O filme de David Fincher, em cartaz nos cinemas, com Brad Pitt e Cate Blanchett é bom. Já ouvi críticas negativas que atribuo à imagem deslumbrante do ator, conforme os efeitos de maquiagem o vão fazendo rejuvenescer. Ele fica mais jovem do que realmente é e mais bonito. Talvez outro ator escolhido, a crítica fosse menor. Mas o contraste poderia não ser tão forte.

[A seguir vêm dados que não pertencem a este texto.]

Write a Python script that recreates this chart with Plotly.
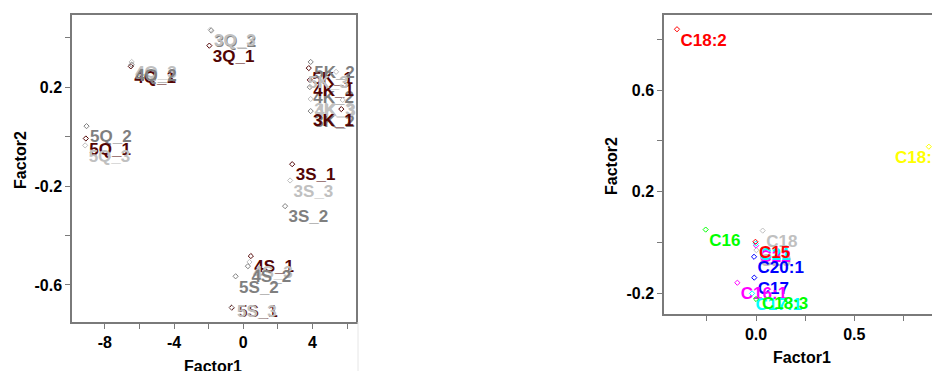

Mas não é somente sobre o filme que quero falar, é sobre o conto em que foi baseado, de F. Scott Fitzgerald, esse sim, magnífico. Dor, solidão, descoberta e abandono se confundem à medida que Benjamin novo-velho se transforma em velho-novo. A contradição entre desejos e consumação de vontades e a capacidade física chega a doer em alguns momentos. No conto, num realismo fantástico, Benjamin já nasce grande e velho. Velho em todos os sentidos. Conforme rejuvenesce o corpo, a mente acompanha sua involução e ele passa, já velho na idade, mas novo no corpo e imaturo no espírito a querer realizar o que não foi possível anteriormente. Situações ridículas e esdrúxulas acontecem àquele que involui. Chega-se a sentir pena, sente-se dor no estômago e a empatia gerada, no sentido psicanalítico da palavra, entre leitor e personagem é inevitável.

Veja o filme, leia o conto, disponível, em inglês, nos sites de obras em domínio público, ou na livraria mais próxima de sua casa. Imperdível.